"Words ought to be a little wild, for they are the assault of thoughts on the unthinking" - JMK
- The Wall Street Journal reports that small businesses are still having a terrible time getting credit. Banks blame overzealous regulators that are trying to introduce some caution. Regulators claim that banks just use them as an excuse for loans they don't want to make anyway. Either way, that credit crunch is still happening for certain businesses (A question to my Austrian friends - wouldn't overzealous regulators accelerate the liquidation of malinvestments? We always talk as if any government action extends the crisis - but certainly some should extend the crisis and some should bring it to a speedier end, right? Shouldn't this bring it to a speedier end?).
- Matt Yglesias has a post up on why credit might still be tighter than we think. We always look at the effective federal funds rate, but the LIBOR suggests that money may still be tight (I checked the Euribor and it shows essentially the same thing). They're measuring slightly different things - LIBOR and Euribor look at money market rates, while the federal funds rate is the rate that reserves are lent at overnight. So this may be some sort of risk premium. But the point is, they're still departing from the fed funds rate when they had previously tracked it - and this is true even at the zero bound, where you would expect them to be able to track it even more closely.
- Daniel Indiviglio offers a credit-based theory of the business cycle and then suggests criminalizing credit. Pretty crazy stuff.
- Finally, I've been doing research on alternative financial services (payday loans, auto title loans, etc.), and some of the empirical results are harkening back to work by Stiglitz and Weiss (1981) on credit rationing in markets with imperfect information. We're still working with results, but it's neat to see that pop up. I'm not sure the primary investigators I'm working with entirely bought my Stiglitz and Weiss interpretation of what we're seeing, but hopefully it will get in the analysis.

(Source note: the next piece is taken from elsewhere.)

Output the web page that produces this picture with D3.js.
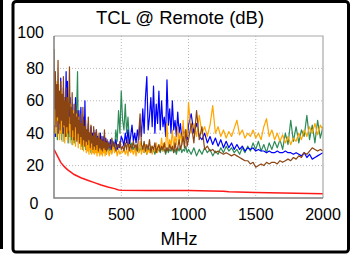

Overzealous regulators would not necessarily speed up liquidation of malinvestments because of their interference with credit markets. In the absence of regulators (and credit expansion), credit would flow to wise investments anyway. With overzealous regulators, the entire lending market is shut down preventing frugal investments as well as malinvestments from obtaining capital.
ReplyDeleteIt might be the case that, in chemotherapy for instance, regulators would "liquidate" the cancer cells as well as the healthy host cells. Whether this speeds recovery or not is ambiguous.